- EXERCISE MATERIAL
— BEGIN —

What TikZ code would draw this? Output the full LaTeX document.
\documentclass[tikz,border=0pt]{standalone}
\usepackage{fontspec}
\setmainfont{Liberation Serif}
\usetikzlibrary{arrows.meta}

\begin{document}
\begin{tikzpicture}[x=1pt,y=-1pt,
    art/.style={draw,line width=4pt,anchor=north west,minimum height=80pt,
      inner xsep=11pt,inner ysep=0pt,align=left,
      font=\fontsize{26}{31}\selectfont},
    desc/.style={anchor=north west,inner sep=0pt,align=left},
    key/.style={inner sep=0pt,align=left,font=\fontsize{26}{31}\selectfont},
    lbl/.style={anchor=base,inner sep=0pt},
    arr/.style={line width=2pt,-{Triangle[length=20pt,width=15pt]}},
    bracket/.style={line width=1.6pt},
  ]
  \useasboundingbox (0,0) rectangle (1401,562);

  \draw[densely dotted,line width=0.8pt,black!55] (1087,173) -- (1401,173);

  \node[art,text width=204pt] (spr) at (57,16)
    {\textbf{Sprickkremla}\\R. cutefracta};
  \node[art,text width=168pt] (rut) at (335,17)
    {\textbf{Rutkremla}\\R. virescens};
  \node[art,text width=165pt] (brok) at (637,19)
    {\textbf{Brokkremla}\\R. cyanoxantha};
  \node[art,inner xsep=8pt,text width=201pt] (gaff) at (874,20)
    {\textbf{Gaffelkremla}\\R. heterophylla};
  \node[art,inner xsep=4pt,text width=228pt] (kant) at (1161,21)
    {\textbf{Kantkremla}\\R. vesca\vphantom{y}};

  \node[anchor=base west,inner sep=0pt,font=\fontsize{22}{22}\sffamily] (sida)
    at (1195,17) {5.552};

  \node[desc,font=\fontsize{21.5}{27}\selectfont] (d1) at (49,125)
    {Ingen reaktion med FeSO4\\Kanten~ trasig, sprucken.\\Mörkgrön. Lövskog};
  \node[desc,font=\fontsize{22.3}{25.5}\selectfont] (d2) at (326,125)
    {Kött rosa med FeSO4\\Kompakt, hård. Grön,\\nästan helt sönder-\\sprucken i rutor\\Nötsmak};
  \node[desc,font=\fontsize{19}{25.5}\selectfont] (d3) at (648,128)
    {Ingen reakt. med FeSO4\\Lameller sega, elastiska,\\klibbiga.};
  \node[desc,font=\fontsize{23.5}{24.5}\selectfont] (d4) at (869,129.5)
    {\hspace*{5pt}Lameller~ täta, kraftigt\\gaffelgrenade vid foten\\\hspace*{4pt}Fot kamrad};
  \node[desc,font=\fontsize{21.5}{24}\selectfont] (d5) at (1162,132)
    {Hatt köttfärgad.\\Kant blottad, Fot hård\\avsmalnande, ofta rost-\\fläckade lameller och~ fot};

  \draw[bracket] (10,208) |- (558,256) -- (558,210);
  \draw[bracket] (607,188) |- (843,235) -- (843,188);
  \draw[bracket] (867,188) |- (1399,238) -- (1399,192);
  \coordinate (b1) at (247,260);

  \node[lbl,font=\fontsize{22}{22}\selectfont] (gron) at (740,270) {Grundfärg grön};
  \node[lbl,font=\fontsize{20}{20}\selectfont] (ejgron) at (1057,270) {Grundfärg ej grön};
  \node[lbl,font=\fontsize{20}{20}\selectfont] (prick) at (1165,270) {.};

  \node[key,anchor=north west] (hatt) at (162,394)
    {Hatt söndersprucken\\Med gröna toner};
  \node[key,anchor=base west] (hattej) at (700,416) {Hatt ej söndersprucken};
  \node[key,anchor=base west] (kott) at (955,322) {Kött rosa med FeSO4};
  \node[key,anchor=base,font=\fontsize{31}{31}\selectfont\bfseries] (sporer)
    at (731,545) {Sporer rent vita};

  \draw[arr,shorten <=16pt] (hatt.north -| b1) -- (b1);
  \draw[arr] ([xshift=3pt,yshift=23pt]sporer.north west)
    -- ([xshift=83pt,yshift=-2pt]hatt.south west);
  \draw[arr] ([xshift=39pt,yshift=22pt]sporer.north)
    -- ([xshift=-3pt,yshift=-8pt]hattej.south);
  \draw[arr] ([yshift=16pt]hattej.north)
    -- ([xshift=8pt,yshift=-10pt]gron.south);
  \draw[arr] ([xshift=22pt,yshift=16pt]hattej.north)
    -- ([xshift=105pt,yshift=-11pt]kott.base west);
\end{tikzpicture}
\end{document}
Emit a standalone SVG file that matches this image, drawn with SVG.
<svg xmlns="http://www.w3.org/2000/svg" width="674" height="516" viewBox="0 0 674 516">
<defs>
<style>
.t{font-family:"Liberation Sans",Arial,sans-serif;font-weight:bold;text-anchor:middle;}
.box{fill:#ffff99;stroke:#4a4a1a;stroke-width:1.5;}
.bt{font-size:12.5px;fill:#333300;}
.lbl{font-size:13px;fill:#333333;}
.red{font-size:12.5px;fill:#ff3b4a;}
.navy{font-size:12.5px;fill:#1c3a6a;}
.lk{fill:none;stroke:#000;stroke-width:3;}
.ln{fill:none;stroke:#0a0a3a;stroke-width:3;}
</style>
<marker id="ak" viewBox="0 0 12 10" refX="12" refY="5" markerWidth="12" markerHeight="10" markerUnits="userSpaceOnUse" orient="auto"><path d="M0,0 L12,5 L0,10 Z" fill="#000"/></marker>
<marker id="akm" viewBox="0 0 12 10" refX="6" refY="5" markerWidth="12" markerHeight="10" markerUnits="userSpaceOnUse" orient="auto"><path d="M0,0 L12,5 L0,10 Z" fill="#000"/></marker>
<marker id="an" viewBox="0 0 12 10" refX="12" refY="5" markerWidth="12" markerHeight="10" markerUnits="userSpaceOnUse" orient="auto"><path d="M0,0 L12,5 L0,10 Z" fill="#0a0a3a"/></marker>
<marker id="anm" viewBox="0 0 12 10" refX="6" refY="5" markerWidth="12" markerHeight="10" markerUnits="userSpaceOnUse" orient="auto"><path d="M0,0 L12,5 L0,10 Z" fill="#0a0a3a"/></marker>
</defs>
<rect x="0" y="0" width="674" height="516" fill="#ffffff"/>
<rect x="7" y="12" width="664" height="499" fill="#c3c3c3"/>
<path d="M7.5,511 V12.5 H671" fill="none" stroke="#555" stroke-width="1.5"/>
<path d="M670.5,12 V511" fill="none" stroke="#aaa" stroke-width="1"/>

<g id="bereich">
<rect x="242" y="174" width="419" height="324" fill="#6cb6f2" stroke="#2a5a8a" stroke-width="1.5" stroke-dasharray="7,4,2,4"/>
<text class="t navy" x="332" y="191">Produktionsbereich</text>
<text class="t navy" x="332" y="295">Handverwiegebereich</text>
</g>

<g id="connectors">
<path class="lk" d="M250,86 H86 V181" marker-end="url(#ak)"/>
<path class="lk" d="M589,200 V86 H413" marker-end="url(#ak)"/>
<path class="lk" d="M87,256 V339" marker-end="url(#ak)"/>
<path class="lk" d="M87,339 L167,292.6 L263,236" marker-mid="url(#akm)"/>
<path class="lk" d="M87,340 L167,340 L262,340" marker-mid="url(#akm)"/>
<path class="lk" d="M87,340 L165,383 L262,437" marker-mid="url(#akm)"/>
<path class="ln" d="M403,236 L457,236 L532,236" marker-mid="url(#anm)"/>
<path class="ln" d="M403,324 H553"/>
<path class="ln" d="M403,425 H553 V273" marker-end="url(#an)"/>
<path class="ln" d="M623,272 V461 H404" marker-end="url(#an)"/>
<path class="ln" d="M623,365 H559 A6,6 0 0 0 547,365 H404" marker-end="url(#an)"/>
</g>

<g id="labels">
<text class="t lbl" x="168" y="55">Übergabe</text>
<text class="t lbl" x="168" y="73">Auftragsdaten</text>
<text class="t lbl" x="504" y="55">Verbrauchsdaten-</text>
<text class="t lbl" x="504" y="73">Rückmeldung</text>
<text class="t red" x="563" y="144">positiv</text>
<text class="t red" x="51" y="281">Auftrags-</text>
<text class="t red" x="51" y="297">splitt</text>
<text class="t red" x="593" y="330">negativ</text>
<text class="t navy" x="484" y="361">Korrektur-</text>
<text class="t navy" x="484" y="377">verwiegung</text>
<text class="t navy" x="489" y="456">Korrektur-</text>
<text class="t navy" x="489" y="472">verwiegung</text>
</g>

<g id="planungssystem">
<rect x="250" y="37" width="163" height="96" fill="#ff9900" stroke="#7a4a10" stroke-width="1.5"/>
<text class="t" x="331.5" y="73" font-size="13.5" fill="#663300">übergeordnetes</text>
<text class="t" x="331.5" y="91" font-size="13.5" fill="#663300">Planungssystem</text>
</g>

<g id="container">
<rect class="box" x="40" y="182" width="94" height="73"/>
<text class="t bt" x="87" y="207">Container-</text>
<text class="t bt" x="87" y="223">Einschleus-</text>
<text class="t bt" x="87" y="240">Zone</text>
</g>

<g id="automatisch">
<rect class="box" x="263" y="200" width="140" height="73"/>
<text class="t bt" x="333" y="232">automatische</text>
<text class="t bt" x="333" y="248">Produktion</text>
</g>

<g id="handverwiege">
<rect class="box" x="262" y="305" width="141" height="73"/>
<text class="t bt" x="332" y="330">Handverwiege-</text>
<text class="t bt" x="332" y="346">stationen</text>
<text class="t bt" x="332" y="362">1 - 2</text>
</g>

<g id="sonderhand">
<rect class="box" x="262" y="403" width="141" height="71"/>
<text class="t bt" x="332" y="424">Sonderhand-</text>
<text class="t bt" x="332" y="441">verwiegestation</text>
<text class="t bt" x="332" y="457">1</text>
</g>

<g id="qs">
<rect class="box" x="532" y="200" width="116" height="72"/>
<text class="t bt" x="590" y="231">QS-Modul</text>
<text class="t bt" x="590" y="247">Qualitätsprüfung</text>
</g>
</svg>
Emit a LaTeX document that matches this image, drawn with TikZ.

— END —

Print the lines above, unchanged, from the start of the records to the line with "(0,0) rectangle (1401,562);", including that final line.

What TikZ code would draw this? Output the full LaTeX document.
\documentclass[tikz,border=0pt]{standalone}
\usepackage{fontspec}
\setmainfont{Liberation Serif}
\usetikzlibrary{arrows.meta}

\begin{document}
\begin{tikzpicture}[x=1pt,y=-1pt,
    art/.style={draw,line width=4pt,anchor=north west,minimum height=80pt,
      inner xsep=11pt,inner ysep=0pt,align=left,
      font=\fontsize{26}{31}\selectfont},
    desc/.style={anchor=north west,inner sep=0pt,align=left},
    key/.style={inner sep=0pt,align=left,font=\fontsize{26}{31}\selectfont},
    lbl/.style={anchor=base,inner sep=0pt},
    arr/.style={line width=2pt,-{Triangle[length=20pt,width=15pt]}},
    bracket/.style={line width=1.6pt},
  ]
  \useasboundingbox (0,0) rectangle (1401,562);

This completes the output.